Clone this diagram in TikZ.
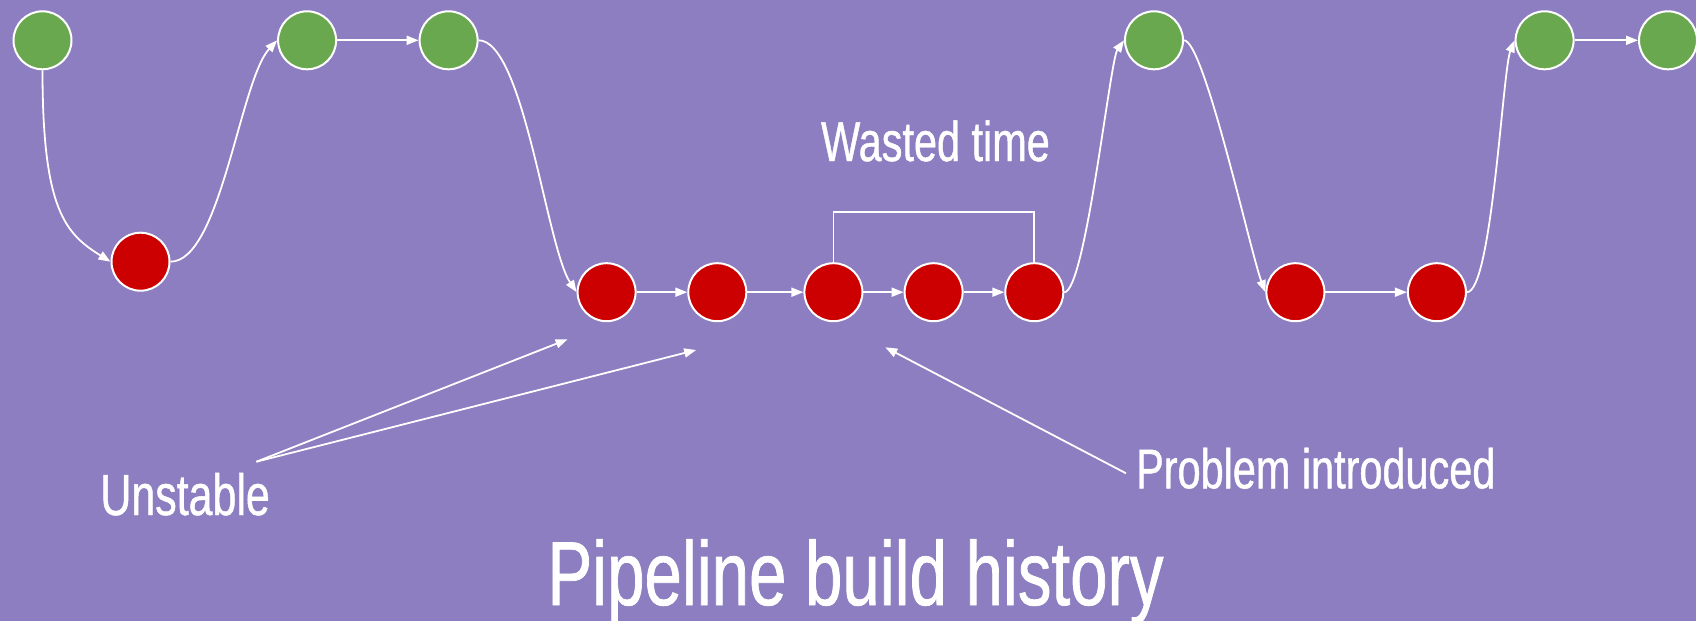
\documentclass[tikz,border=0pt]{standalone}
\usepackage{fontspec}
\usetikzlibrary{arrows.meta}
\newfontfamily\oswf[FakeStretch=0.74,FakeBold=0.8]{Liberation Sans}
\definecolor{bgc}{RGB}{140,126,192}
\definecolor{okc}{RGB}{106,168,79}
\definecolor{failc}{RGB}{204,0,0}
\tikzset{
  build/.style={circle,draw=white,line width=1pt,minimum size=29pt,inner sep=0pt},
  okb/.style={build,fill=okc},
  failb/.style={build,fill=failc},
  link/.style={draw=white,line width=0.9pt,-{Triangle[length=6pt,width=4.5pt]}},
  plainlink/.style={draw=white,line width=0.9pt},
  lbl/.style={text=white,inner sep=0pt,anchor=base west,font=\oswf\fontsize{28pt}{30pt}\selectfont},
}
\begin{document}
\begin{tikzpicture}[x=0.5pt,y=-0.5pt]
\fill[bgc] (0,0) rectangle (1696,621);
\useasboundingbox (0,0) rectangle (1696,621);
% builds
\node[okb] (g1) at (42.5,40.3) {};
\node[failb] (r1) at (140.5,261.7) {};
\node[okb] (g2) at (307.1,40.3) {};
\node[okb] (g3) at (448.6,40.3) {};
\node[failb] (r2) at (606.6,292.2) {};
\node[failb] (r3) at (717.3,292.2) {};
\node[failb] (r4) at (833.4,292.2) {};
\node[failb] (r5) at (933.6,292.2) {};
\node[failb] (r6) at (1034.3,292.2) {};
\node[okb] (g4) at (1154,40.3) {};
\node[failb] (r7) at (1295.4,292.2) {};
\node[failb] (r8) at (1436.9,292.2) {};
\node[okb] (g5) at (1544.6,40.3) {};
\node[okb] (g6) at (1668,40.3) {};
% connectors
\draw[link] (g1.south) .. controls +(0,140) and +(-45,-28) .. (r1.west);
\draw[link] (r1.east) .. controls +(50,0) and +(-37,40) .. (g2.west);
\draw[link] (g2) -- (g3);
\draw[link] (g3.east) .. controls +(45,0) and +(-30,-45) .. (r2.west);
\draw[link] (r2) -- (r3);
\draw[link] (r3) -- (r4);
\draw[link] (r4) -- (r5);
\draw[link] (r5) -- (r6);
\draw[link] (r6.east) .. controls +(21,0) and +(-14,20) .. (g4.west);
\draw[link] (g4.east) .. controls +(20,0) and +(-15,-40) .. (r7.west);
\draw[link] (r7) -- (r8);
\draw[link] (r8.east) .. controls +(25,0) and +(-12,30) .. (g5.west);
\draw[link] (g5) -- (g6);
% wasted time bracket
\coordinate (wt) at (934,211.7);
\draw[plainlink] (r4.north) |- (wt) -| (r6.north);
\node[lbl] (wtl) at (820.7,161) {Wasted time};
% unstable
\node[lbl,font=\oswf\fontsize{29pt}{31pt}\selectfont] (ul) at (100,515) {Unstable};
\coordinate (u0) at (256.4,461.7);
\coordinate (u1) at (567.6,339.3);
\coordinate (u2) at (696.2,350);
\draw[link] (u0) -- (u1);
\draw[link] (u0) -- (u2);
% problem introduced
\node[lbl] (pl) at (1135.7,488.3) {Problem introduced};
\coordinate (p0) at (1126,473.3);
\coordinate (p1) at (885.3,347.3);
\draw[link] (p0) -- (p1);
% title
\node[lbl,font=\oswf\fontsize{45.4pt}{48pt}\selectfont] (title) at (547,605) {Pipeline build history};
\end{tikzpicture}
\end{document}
...
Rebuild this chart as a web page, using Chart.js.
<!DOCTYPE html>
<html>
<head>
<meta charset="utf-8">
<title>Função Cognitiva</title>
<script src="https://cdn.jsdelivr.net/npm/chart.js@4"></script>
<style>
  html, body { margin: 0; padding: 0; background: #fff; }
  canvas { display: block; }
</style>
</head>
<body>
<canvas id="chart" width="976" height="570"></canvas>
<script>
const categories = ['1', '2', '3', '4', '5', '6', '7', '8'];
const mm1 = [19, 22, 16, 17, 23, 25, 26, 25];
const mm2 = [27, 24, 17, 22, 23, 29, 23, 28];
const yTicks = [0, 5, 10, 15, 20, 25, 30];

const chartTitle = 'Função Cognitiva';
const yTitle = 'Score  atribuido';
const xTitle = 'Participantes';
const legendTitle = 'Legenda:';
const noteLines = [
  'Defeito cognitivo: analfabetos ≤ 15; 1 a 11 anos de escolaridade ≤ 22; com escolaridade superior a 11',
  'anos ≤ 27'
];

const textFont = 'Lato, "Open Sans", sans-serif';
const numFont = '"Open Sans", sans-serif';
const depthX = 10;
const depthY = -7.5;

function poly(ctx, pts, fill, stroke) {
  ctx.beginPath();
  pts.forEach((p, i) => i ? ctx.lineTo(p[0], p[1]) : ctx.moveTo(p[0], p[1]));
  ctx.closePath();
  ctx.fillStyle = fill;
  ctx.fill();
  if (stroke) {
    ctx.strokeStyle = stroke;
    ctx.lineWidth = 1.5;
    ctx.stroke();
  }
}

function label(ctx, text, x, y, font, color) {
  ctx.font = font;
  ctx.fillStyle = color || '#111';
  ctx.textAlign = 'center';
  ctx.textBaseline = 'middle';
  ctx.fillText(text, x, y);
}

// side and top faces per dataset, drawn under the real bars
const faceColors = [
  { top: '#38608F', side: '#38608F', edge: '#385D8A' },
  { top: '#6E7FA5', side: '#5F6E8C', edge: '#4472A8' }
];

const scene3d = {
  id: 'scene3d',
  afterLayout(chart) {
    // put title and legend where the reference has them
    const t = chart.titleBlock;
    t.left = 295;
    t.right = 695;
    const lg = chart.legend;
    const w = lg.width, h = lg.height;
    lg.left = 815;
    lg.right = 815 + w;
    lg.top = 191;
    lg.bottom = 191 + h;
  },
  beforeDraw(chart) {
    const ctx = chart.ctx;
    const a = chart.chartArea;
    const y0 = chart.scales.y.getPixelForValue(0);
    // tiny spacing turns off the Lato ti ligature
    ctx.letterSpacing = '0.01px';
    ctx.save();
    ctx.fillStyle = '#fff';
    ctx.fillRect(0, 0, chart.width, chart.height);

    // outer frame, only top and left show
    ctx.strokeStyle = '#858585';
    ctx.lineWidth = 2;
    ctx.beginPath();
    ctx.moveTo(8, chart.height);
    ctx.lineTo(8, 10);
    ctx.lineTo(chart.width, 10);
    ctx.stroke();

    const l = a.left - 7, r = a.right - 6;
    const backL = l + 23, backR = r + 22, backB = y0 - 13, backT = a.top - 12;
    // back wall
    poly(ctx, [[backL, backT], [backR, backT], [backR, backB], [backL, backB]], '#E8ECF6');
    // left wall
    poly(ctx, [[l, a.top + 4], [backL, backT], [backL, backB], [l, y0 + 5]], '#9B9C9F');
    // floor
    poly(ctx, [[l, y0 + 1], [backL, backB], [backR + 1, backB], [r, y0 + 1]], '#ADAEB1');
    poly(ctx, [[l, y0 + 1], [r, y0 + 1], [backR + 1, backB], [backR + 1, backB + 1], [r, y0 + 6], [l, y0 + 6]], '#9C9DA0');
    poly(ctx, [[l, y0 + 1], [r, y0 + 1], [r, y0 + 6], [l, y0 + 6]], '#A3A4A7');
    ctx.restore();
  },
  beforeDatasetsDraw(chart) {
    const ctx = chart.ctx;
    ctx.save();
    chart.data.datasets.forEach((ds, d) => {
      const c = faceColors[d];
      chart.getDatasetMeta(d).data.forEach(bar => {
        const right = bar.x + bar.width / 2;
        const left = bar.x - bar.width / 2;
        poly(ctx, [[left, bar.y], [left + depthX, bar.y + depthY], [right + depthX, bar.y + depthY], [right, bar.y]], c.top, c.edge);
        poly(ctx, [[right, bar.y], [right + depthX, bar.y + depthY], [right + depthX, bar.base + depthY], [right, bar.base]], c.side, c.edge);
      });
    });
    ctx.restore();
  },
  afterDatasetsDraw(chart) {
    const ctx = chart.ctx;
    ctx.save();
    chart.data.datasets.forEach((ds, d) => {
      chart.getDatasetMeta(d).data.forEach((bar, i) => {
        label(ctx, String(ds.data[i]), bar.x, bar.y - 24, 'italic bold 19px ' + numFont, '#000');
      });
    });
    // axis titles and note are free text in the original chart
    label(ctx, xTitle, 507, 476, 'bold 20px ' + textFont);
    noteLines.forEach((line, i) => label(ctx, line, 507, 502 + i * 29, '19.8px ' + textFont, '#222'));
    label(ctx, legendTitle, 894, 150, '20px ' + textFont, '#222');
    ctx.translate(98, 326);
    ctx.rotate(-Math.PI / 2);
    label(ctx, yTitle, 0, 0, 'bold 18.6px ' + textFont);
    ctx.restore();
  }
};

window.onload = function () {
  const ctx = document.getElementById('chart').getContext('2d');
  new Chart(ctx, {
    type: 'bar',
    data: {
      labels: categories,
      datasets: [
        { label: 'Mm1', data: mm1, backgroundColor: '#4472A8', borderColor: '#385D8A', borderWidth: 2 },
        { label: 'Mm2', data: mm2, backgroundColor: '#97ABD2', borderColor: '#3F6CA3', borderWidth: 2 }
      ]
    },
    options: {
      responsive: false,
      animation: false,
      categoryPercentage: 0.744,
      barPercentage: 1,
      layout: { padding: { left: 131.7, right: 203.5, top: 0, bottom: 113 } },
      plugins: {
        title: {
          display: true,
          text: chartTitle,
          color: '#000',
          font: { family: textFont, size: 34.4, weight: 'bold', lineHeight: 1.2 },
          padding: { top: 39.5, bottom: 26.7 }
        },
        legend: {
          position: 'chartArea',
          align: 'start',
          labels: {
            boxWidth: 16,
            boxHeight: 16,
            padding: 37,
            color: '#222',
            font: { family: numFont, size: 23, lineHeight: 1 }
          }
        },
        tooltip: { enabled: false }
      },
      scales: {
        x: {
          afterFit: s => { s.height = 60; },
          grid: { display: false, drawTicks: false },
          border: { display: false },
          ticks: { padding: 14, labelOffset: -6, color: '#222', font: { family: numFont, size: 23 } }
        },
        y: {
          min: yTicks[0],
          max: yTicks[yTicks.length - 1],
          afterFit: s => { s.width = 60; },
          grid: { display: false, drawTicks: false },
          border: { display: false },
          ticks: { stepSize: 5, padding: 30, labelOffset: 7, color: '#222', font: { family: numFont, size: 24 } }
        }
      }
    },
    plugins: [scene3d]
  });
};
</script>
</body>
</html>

:: GIVEN PROBLEM ::
Exactly repeat the lines from the line with "Rebuild this chart" to the line with "const yTicks = [0, 5, 10, 15, 20, 25, 30];", including both, and output nothing else.

:: WORKED SOLUTION ::
Rebuild this chart as a web page, using Chart.js.
<!DOCTYPE html>
<html>
<head>
<meta charset="utf-8">
<title>Função Cognitiva</title>
<script src="https://cdn.jsdelivr.net/npm/chart.js@4"></script>
<style>
  html, body { margin: 0; padding: 0; background: #fff; }
  canvas { display: block; }
</style>
</head>
<body>
<canvas id="chart" width="976" height="570"></canvas>
<script>
const categories = ['1', '2', '3', '4', '5', '6', '7', '8'];
const mm1 = [19, 22, 16, 17, 23, 25, 26, 25];
const mm2 = [27, 24, 17, 22, 23, 29, 23, 28];
const yTicks = [0, 5, 10, 15, 20, 25, 30];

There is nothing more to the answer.